To increase the validity of self-reported sexual behavior and reduce potential memory problems, the participants were asked to report their behaviors over a brief period (ie, 3 months), and received calendars clearly highlighting the period. To reduce the likelihood of demand from giving their responses to the intervention facilitators, proctors blind to the participants’ intervention assignment collected the questionnaire data. The proctors emphasized to participants the importance of responding honestly and assured them that their responses were confidential. Participants signed an agreement pledging to answer the questions honestly.
Findings
At baseline, 87.1% of the respondents reported having sexual intercourse in the previous 3 months. About 52.0% of the respondents had unprotected sexual intercourse in the previous 3 months; 15.8% had sexual intercourse with multiple partners in the previous 3 months; 9.5% had a least 1 child; and 21.6% tested positive for N gonorrhoeae, C trachomatis or T vaginalis. Few respondents (0.4%) reported having same-gender sexual relationships or using injection drugs (0.6%). About 97.6% of the adolescents attended at least 1 follow-up: 94.3% attended the 3-month follow-up; 92.8% attended the 6-month follow-up; and 88.6% attended the 12-month follow-up. The intervention conditions did not differ significantly in the percentage of adolescent participants who attended at least 1 follow-up, 2 follow-ups, or all 3 follow-ups. About 87.8% returned for the 6-month STD examination, and 82.3% returned for the 12-month STD examination. The interventions did not differ significantly in the percentage of adolescents who returned for STD examinations.

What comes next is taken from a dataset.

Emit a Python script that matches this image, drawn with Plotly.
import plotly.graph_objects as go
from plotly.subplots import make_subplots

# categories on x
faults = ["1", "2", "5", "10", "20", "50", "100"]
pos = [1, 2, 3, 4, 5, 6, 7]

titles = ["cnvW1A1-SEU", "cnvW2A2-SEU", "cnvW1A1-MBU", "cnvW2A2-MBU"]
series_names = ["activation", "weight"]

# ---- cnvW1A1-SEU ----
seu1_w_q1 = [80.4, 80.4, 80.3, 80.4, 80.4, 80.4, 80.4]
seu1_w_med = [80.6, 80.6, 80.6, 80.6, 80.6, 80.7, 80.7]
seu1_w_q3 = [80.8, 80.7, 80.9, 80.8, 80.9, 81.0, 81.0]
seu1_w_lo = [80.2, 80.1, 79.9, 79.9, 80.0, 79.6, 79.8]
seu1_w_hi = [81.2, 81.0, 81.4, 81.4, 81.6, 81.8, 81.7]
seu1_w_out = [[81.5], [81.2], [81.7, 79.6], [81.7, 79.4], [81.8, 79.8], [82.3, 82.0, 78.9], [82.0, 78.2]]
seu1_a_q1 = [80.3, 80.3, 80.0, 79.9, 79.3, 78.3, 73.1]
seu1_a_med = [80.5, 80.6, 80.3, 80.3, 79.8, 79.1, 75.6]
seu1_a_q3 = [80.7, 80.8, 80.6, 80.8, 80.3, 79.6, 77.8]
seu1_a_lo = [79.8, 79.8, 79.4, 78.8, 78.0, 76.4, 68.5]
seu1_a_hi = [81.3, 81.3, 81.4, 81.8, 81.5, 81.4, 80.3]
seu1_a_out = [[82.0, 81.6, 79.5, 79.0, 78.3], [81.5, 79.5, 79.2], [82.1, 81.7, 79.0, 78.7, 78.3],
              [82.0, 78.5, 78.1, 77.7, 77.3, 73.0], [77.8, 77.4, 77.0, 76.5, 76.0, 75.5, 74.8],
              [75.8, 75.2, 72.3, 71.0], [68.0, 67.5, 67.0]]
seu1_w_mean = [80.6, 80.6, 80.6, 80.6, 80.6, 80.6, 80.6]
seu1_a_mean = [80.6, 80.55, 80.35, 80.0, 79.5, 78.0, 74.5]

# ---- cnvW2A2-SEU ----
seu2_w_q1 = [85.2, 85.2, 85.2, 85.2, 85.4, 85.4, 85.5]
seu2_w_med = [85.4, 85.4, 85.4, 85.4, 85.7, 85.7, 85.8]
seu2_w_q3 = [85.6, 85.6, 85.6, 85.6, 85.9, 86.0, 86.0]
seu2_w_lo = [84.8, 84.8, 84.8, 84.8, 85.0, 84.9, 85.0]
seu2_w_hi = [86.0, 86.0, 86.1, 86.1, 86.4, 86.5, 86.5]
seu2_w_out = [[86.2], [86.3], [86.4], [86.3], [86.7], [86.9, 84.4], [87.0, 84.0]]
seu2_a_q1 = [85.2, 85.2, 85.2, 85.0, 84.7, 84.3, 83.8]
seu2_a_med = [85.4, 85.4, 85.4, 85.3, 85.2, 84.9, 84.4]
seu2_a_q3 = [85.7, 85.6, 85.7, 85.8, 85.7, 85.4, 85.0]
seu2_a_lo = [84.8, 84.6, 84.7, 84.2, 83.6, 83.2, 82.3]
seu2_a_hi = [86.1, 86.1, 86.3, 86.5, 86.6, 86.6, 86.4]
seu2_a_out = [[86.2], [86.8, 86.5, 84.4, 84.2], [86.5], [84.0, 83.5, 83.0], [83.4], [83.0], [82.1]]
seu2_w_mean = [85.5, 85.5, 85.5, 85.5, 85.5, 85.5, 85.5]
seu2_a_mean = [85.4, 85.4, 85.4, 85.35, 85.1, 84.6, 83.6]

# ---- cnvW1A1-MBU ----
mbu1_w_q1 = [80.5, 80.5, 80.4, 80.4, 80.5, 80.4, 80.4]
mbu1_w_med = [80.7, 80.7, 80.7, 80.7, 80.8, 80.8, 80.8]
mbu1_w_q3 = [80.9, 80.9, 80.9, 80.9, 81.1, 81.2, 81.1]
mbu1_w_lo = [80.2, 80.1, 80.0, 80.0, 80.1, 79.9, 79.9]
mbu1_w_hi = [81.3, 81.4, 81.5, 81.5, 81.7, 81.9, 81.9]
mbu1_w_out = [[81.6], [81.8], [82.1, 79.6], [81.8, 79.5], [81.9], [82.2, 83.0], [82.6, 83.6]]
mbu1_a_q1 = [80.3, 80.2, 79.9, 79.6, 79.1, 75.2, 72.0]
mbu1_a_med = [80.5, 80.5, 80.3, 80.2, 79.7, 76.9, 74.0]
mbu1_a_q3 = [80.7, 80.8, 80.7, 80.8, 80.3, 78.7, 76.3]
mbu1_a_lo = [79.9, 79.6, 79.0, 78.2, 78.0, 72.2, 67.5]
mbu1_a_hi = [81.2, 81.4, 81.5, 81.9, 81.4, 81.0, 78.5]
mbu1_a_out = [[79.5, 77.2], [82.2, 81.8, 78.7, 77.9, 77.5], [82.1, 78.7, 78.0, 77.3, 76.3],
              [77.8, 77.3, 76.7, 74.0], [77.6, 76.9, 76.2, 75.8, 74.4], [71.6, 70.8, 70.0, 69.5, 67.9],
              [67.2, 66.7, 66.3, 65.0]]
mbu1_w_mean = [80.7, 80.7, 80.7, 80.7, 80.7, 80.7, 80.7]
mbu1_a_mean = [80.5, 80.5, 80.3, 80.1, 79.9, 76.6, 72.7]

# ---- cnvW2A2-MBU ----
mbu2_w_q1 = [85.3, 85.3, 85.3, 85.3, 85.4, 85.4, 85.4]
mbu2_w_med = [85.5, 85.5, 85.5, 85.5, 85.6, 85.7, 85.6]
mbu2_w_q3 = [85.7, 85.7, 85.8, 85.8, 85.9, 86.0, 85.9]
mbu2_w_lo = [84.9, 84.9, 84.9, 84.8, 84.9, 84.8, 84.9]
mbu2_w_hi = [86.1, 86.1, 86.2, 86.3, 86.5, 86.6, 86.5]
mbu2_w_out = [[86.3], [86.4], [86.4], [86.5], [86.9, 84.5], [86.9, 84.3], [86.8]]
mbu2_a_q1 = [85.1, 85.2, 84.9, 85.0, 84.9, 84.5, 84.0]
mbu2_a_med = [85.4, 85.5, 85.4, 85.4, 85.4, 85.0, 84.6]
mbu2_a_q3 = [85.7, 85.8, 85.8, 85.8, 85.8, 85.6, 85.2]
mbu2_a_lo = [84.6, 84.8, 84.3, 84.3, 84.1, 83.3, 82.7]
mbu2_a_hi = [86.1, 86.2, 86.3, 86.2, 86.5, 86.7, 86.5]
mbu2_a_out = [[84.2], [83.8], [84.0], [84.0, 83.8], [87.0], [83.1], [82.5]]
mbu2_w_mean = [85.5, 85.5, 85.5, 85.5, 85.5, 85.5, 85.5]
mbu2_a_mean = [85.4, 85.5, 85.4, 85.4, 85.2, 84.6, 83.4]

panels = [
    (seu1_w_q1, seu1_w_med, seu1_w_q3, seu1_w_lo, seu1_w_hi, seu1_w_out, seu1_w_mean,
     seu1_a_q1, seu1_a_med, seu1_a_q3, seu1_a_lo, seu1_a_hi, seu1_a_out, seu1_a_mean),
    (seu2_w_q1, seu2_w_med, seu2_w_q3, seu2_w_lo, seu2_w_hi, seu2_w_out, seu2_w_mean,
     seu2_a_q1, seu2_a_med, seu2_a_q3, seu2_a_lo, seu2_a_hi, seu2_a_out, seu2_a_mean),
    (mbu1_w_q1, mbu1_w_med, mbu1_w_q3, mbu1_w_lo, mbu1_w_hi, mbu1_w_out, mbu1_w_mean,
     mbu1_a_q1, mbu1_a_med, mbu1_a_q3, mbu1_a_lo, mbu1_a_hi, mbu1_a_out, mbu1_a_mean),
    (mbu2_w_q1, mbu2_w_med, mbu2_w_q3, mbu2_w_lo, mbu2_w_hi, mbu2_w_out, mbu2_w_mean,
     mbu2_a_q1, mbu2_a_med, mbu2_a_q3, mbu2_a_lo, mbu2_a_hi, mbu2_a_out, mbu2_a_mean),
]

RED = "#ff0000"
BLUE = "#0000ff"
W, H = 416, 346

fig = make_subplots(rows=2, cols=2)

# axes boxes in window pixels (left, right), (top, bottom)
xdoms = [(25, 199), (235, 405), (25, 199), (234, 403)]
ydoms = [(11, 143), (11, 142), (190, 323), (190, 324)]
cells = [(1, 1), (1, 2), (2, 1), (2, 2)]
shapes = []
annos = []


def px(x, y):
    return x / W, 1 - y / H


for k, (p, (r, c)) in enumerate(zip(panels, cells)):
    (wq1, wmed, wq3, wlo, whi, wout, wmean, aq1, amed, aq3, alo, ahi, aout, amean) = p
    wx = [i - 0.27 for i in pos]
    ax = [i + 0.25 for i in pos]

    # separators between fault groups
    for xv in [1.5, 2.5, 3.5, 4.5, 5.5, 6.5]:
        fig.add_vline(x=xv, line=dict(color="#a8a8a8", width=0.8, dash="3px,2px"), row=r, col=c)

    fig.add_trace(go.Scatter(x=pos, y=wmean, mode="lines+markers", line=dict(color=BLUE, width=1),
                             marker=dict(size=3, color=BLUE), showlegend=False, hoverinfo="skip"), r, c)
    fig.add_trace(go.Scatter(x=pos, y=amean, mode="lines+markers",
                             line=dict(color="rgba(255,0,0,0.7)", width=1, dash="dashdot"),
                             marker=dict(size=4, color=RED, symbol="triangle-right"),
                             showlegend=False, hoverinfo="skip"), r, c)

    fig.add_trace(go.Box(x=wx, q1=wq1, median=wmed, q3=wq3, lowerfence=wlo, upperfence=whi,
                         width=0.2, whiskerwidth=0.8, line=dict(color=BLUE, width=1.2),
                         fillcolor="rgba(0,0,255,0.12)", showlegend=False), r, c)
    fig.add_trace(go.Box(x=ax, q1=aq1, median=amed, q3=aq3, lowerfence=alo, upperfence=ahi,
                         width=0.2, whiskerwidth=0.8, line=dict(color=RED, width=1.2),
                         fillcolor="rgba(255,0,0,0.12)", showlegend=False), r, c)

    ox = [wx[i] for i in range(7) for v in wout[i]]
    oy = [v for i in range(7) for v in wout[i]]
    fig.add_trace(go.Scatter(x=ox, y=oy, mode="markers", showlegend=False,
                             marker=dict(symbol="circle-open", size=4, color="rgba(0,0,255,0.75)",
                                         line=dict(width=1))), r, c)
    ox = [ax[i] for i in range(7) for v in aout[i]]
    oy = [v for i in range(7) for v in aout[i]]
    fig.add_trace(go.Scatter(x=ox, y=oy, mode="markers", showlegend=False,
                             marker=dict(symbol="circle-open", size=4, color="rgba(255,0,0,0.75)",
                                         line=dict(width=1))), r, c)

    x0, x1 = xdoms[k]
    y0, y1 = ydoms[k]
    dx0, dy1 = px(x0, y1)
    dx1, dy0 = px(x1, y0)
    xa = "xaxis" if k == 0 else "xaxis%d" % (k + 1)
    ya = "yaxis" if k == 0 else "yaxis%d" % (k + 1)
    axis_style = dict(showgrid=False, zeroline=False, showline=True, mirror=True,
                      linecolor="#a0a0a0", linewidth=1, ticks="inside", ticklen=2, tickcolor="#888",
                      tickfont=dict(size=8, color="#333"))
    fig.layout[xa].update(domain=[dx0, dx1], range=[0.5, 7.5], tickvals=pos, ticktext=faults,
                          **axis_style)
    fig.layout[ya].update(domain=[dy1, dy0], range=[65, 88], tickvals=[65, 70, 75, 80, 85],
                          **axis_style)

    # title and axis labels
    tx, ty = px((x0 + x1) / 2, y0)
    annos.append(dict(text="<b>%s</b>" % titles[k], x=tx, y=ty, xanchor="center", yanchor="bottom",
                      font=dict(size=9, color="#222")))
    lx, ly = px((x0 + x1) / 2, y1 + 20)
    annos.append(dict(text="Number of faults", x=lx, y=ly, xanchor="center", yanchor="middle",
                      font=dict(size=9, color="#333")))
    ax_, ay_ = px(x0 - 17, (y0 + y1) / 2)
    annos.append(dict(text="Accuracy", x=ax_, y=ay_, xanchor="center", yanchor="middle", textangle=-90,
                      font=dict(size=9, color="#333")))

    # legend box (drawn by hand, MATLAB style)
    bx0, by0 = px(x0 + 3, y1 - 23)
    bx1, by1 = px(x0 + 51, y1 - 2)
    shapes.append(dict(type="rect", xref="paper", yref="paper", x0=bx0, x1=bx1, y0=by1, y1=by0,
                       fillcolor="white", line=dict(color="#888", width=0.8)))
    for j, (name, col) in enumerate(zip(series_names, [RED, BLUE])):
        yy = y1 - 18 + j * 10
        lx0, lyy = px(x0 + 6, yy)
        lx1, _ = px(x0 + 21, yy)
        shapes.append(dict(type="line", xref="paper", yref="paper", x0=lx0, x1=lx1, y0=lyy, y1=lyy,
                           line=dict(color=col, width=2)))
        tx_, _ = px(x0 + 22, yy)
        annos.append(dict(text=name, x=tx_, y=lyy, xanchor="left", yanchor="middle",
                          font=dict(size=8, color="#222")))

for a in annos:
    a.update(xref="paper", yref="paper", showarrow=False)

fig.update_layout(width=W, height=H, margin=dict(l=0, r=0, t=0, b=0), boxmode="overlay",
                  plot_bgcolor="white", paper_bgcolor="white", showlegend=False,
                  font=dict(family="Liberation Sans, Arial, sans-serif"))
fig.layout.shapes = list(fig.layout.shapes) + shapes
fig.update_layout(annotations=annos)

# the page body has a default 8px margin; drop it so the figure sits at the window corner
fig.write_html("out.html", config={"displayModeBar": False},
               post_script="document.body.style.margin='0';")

No differences between the information intervention and the health control intervention were statistically significant. Skills-intervention participants reported less unprotected sexual intercourse at the 12-month follow-up than did information-intervention participants or health control-intervention participants. At the 12-month follow-up, skills-intervention participants reported fewer sexual partners compared with health control-intervention participants, and were less likely to test positive for STD than were health control-intervention participants. No differences in the frequency of unprotected sexual intercourse, the number of partners, or the rate of STD were observed at the 3- or 6-month follow-up between skill-intervention participants and information-intervention or health control-intervention participants.

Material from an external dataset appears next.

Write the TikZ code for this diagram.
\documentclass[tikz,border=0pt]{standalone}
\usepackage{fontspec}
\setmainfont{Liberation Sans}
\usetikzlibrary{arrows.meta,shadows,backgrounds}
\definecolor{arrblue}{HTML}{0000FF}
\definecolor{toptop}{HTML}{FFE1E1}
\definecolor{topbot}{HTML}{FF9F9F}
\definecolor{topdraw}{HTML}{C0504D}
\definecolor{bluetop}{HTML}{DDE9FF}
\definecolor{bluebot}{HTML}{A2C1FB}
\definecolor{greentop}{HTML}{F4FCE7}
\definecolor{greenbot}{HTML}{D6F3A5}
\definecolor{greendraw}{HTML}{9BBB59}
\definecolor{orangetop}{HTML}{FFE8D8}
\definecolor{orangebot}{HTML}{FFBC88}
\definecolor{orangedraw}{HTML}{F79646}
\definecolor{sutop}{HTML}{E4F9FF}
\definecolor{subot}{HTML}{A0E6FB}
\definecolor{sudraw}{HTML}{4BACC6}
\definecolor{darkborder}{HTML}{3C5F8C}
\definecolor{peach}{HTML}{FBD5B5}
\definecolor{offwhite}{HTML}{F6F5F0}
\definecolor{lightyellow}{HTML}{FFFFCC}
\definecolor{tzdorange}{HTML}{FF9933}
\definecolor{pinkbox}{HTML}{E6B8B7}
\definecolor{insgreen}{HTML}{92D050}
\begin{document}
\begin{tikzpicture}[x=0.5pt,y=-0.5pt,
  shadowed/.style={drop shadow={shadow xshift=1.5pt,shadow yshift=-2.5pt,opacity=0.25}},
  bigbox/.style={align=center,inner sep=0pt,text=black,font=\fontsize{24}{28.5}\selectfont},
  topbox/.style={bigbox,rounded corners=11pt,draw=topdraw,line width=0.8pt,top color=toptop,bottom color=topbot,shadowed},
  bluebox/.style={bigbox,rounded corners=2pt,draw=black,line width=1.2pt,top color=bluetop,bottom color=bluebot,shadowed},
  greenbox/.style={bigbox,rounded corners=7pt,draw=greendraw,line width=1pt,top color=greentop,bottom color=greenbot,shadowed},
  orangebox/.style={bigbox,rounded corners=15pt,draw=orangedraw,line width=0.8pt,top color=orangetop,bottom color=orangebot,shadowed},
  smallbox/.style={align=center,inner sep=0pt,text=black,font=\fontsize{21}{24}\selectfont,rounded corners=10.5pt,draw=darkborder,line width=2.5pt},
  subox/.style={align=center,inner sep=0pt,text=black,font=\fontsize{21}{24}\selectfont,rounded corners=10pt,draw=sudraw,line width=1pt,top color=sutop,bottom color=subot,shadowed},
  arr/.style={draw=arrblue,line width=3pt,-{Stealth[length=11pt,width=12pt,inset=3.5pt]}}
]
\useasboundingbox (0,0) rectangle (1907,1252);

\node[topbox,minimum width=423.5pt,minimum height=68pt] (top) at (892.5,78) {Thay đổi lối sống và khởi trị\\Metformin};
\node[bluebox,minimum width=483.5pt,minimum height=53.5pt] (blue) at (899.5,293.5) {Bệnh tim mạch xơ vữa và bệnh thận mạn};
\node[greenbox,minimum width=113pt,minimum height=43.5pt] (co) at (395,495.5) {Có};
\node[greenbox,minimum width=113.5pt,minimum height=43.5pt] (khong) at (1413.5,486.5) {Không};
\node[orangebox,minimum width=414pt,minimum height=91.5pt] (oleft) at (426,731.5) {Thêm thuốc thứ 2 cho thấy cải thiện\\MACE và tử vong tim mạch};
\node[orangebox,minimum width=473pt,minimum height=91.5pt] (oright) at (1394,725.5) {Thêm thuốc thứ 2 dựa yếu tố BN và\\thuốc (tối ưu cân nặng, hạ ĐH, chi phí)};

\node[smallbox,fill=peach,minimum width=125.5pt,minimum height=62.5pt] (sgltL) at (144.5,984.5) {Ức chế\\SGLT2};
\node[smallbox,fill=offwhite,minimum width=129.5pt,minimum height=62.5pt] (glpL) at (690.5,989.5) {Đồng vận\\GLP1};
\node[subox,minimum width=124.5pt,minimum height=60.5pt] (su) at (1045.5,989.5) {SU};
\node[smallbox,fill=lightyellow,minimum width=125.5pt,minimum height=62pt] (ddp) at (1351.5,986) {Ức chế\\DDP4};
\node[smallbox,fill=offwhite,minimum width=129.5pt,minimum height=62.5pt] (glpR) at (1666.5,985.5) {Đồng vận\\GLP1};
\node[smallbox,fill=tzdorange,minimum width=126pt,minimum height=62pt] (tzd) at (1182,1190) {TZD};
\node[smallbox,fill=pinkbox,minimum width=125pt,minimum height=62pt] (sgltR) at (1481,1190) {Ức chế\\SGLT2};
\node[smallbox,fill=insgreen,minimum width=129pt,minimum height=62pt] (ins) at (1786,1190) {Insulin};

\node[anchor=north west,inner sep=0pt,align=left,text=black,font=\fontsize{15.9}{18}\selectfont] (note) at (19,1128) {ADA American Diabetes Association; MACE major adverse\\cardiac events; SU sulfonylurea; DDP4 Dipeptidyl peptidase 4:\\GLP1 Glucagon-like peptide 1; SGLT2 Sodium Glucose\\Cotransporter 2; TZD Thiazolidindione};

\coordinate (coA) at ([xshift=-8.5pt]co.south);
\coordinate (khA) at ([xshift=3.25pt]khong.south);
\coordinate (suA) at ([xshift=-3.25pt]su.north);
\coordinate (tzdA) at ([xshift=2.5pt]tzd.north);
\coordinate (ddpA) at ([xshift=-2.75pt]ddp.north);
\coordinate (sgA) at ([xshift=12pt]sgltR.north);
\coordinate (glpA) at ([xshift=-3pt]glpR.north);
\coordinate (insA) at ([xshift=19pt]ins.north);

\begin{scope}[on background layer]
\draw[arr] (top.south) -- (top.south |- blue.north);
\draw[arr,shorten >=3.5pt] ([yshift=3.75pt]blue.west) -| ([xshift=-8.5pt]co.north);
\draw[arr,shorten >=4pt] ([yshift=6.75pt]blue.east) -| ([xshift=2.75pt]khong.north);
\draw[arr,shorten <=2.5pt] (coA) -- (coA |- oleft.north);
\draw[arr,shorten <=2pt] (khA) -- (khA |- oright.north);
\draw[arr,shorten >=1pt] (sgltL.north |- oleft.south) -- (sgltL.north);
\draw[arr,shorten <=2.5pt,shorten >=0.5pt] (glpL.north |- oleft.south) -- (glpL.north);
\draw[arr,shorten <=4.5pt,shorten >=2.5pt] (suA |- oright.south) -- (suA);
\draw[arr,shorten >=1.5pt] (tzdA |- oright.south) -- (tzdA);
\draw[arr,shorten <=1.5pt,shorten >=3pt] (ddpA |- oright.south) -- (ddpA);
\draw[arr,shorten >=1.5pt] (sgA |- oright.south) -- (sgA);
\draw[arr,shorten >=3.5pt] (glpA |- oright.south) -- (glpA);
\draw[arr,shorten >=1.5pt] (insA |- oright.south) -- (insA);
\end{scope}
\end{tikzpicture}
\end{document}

The results suggest that behavioral interventions, particularly those that focus on skills training, may be helpful in reducing unprotected intercourse and STD rate among adolescent girls. This is particularly important for African American and Latino adolescents, whose rate of STDs is considerably higher than the rate among other adolescents. The skills intervention also reduced self-reports of multiple of sexual partners at the 12-month follow-up compared with the health-promotion control intervention. Both unprotected intercourse and multiple sexual partners are important risk factors for STD.